§ **SOURCE DATA**:
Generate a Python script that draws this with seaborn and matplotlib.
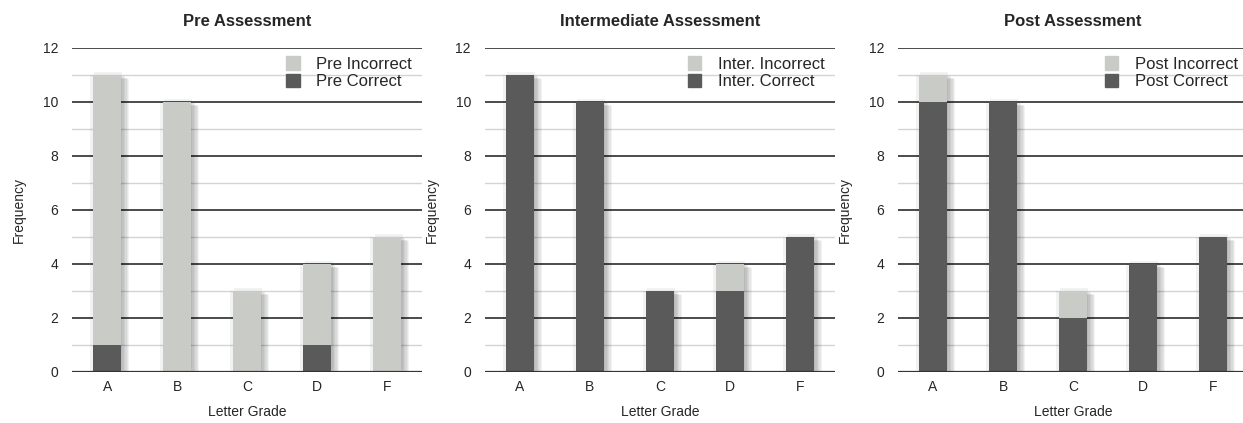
import matplotlib
matplotlib.use("Agg")
import matplotlib.pyplot as plt
import matplotlib.patheffects as pe
from matplotlib.patches import Patch
import pandas as pd
import seaborn as sns

grades = ["A", "B", "C", "D", "F"]
titles = ["Pre Assessment", "Intermediate Assessment", "Post Assessment"]
prefixes = ["Pre", "Inter.", "Post"]

# total students per grade and how many answered correctly
pre_total = [11, 10, 3, 4, 5]
pre_correct = [1, 0, 0, 1, 0]
inter_total = [11, 10, 3, 4, 5]
inter_correct = [11, 10, 3, 3, 5]
post_total = [11, 10, 3, 4, 5]
post_correct = [10, 10, 2, 4, 5]

totals = [pre_total, inter_total, post_total]
corrects = [pre_correct, inter_correct, post_correct]

light = "#c8cbc6"
dark = "#5a5a5a"

sns.set_style("white")
plt.rcParams["font.family"] = ["Liberation Sans", "DejaVu Sans"]

fig = plt.figure(figsize=(12.43, 4.23), dpi=100)
lefts = [0.058, 0.390, 0.7225]

# fake soft drop shadow: stack of faint offset copies
shadow = [pe.SimplePatchShadow(offset=(dx, dy), shadow_rgbFace="k", alpha=0.05)
          for dx, dy in [(6, -3), (5, -2), (4, -2), (3, -1), (2, -1), (-2, 0), (1, 2)]]
shadow += [pe.Normal()]

for i in range(3):
    ax = fig.add_axes([lefts[i], 0.1206, 0.2816, 0.766])
    df = pd.DataFrame({"grade": grades, "total": totals[i], "correct": corrects[i]})
    sns.barplot(data=df, x="grade", y="total", color=light, width=0.4,
                saturation=1, linewidth=0, ax=ax, zorder=3)
    sns.barplot(data=df, x="grade", y="correct", color=dark, width=0.4,
                saturation=1, linewidth=0, ax=ax, zorder=4)
    for j, p in enumerate(ax.patches):
        if j < 5:
            p.set_path_effects(shadow)
    ax.set_ylim(0, 12)
    ax.set_xlim(-0.5, 4.5)
    for v in range(1, 12, 2):
        ax.axhline(v, color="#d4d4d4", lw=1, zorder=1)
    for v in range(2, 13, 2):
        ax.axhline(v, color="#1a1a1a", lw=1.1, zorder=1)
    ax.axhline(0, color="#333333", lw=1.6, zorder=5)
    ax.set_yticks(range(0, 13, 2))
    ax.tick_params(axis="both", length=0, labelsize=10, pad=10)
    ax.tick_params(axis="x", pad=6)
    sns.despine(ax=ax, left=True, bottom=True)
    ax.set_title(titles[i], fontsize=12, fontweight="bold", pad=16)
    ax.set_xlabel("Letter Grade", fontsize=10, labelpad=8)
    ax.set_ylabel("Frequency", fontsize=10, labelpad=12)
    handles = [Patch(color=light, label=prefixes[i] + " Incorrect"),
               Patch(color=dark, label=prefixes[i] + " Correct")]
    ax.legend(handles=handles, loc="upper right", bbox_to_anchor=(0.99, 0.995),
              frameon=False, fontsize=12, handlelength=0.8, handleheight=0.9,
              handletextpad=1.0, labelspacing=0.1, borderaxespad=0)

fig.savefig("out.png", dpi=100)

§ **REQUEST**:
Copy out the data above exactly, except the pictures.

§ **RESULT OF THIS TASK**:
Generate a Python script that draws this with seaborn and matplotlib.
import matplotlib
matplotlib.use("Agg")
import matplotlib.pyplot as plt
import matplotlib.patheffects as pe
from matplotlib.patches import Patch
import pandas as pd
import seaborn as sns

grades = ["A", "B", "C", "D", "F"]
titles = ["Pre Assessment", "Intermediate Assessment", "Post Assessment"]
prefixes = ["Pre", "Inter.", "Post"]

# total students per grade and how many answered correctly
pre_total = [11, 10, 3, 4, 5]
pre_correct = [1, 0, 0, 1, 0]
inter_total = [11, 10, 3, 4, 5]
inter_correct = [11, 10, 3, 3, 5]
post_total = [11, 10, 3, 4, 5]
post_correct = [10, 10, 2, 4, 5]

totals = [pre_total, inter_total, post_total]
corrects = [pre_correct, inter_correct, post_correct]

light = "#c8cbc6"
dark = "#5a5a5a"

sns.set_style("white")
plt.rcParams["font.family"] = ["Liberation Sans", "DejaVu Sans"]

fig = plt.figure(figsize=(12.43, 4.23), dpi=100)
lefts = [0.058, 0.390, 0.7225]

# fake soft drop shadow: stack of faint offset copies
shadow = [pe.SimplePatchShadow(offset=(dx, dy), shadow_rgbFace="k", alpha=0.05)
          for dx, dy in [(6, -3), (5, -2), (4, -2), (3, -1), (2, -1), (-2, 0), (1, 2)]]
shadow += [pe.Normal()]

for i in range(3):
    ax = fig.add_axes([lefts[i], 0.1206, 0.2816, 0.766])
    df = pd.DataFrame({"grade": grades, "total": totals[i], "correct": corrects[i]})
    sns.barplot(data=df, x="grade", y="total", color=light, width=0.4,
                saturation=1, linewidth=0, ax=ax, zorder=3)
    sns.barplot(data=df, x="grade", y="correct", color=dark, width=0.4,
                saturation=1, linewidth=0, ax=ax, zorder=4)
    for j, p in enumerate(ax.patches):
        if j < 5:
            p.set_path_effects(shadow)
    ax.set_ylim(0, 12)
    ax.set_xlim(-0.5, 4.5)
    for v in range(1, 12, 2):
        ax.axhline(v, color="#d4d4d4", lw=1, zorder=1)
    for v in range(2, 13, 2):
        ax.axhline(v, color="#1a1a1a", lw=1.1, zorder=1)
    ax.axhline(0, color="#333333", lw=1.6, zorder=5)
    ax.set_yticks(range(0, 13, 2))
    ax.tick_params(axis="both", length=0, labelsize=10, pad=10)
    ax.tick_params(axis="x", pad=6)
    sns.despine(ax=ax, left=True, bottom=True)
    ax.set_title(titles[i], fontsize=12, fontweight="bold", pad=16)
    ax.set_xlabel("Letter Grade", fontsize=10, labelpad=8)
    ax.set_ylabel("Frequency", fontsize=10, labelpad=12)
    handles = [Patch(color=light, label=prefixes[i] + " Incorrect"),
               Patch(color=dark, label=prefixes[i] + " Correct")]
    ax.legend(handles=handles, loc="upper right", bbox_to_anchor=(0.99, 0.995),
              frameon=False, fontsize=12, handlelength=0.8, handleheight=0.9,
              handletextpad=1.0, labelspacing=0.1, borderaxespad=0)

fig.savefig("out.png", dpi=100)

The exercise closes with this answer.